Sonntags können die Tiere anscheinend gar keinen Ruheplatz mehr finden und kommen erst abends wieder zur Ruhe, weil der Wald voller Wanderer ist (diese werden übrigens auf den Trails geduldet).

Nehmt darauf bitte Rücksicht und bleibt auf den Wegen, auch um Eurer Sicherheit willen, so eine Wildsau kann ziemlich sauer werden wenn man zwischen ihr und ihren Kleinen landet.


Der nette Jäger hat mir dann auf seinem IPhone noch einen Trail gezeigt den man halboffiziell verwenden darf: Ein Singletrail mit 2 km Länge und 120 Hm, durchschnittliches Gefälle laut Google Earth 14%. Dieser befindet sich am Waldrand, wo Tiere sich selten aufhalten, und ist zudem auf einer Reviergrenze, das heisst da interessiert es nur die Gemeinde was da passiert.


Ich hoffe mein Gebrabbel findet zumindest bei einigen Gehör.

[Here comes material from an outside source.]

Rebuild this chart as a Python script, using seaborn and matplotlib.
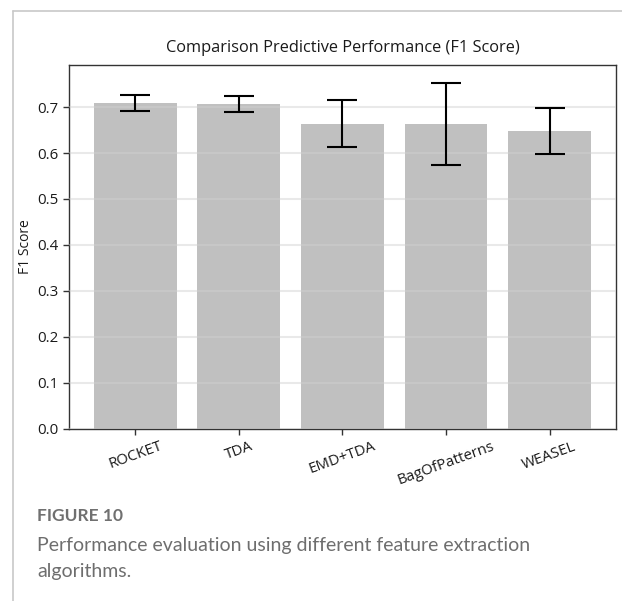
import matplotlib
matplotlib.use("Agg")
import matplotlib.pyplot as plt
from matplotlib.lines import Line2D
import seaborn as sns
import pandas as pd

# F1 scores per feature extraction method, with spread across runs
methods = ["ROCKET", "TDA", "EMD+TDA", "BagOfPatterns", "WEASEL"]
f1_mean = [0.709, 0.707, 0.664, 0.664, 0.648]
f1_err = [0.0165, 0.0165, 0.051, 0.089, 0.050]

df = pd.DataFrame({"method": methods, "f1": f1_mean, "err": f1_err})

sns.set_style("white")
plt.rcParams["font.family"] = ["Open Sans", "DejaVu Sans"]

fig = plt.figure(figsize=(6.22, 6.01), dpi=100)
ax = fig.add_axes([0.111, 0.287, 0.879, 0.605])

sns.barplot(data=df, x="method", y="f1", color="#c0c0c0", saturation=1,
            width=0.8, errorbar=None, ax=ax, zorder=2, linewidth=0)
ax.errorbar(range(len(methods)), df["f1"], yerr=df["err"], fmt="none",
            ecolor="black", elinewidth=1.5, capsize=11, capthick=1.5, zorder=4)

ax.set_xlim(-0.64, 4.64)
ax.set_ylim(0, 0.792)
ax.set_yticks([0.0, 0.1, 0.2, 0.3, 0.4, 0.5, 0.6, 0.7])
ax.yaxis.grid(True, color="#d0d0d0", linewidth=1.5, alpha=0.45, zorder=3)
ax.set_axisbelow(False)
ax.xaxis.grid(False)
for s in ax.spines.values():
    s.set_color("#333333")
    s.set_linewidth(1.0)
ax.tick_params(axis="both", direction="out", length=4, width=1, colors="#333333",
               labelsize=10.8, labelcolor="#1a1a1a", left=True, bottom=True)
plt.setp(ax.get_xticklabels(), rotation=20, ha="center")
ax.set_xlabel("")
ax.set_ylabel("F1 Score", fontsize=10, color="#1a1a1a")
ax.yaxis.set_label_coords(-0.066, 0.5)
ax.set_title("Comparison Predictive Performance (F1 Score)", fontsize=11.8,
             color="#1a1a1a", pad=9)

# Page frame around the figure panel
fig.add_artist(Line2D([12.5 / 622, 12.5 / 622], [0, 1 - 10.5 / 601],
                      transform=fig.transFigure, color="#c8c8c8", linewidth=1.2))
fig.add_artist(Line2D([12.5 / 622, 1], [1 - 10.5 / 601, 1 - 10.5 / 601],
                      transform=fig.transFigure, color="#c8c8c8", linewidth=1.2))

# Caption
fig.text(37 / 622, 1 - 516 / 601, "FIGURE 10", fontsize=12.5, fontweight="bold",
         family="Lato", color="#707070", va="center", ha="left")
fig.text(37 / 622, 1 - 545 / 601,
         "Performance evaluation using different feature extraction",
         fontsize=14, family="Lato", color="#6e6e6e", va="center", ha="left")
fig.text(37 / 622, 1 - 571 / 601, "algorithms.",
         fontsize=14, family="Lato", color="#6e6e6e", va="center", ha="left")

fig.savefig("out.png", dpi=100)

Was würdet ihr vorschlagen, um den Wildwuchs an Trails im Wald einzudämmen? Wenige, dafür offizielle Trails? Schilder zur Aufklärung , WARUM man nicht mitten durch das Unterholz pflügen soll? Mountain-Biking in Parks, wie in den Staaten?

Und wie ist das in anderen Gegenden? Ich sehe und höre hier relativ viele Tiere (dafür dass die tagsüber normalerweise kaum rauskommen), ist das z.B. am Wattkopf ähnlich?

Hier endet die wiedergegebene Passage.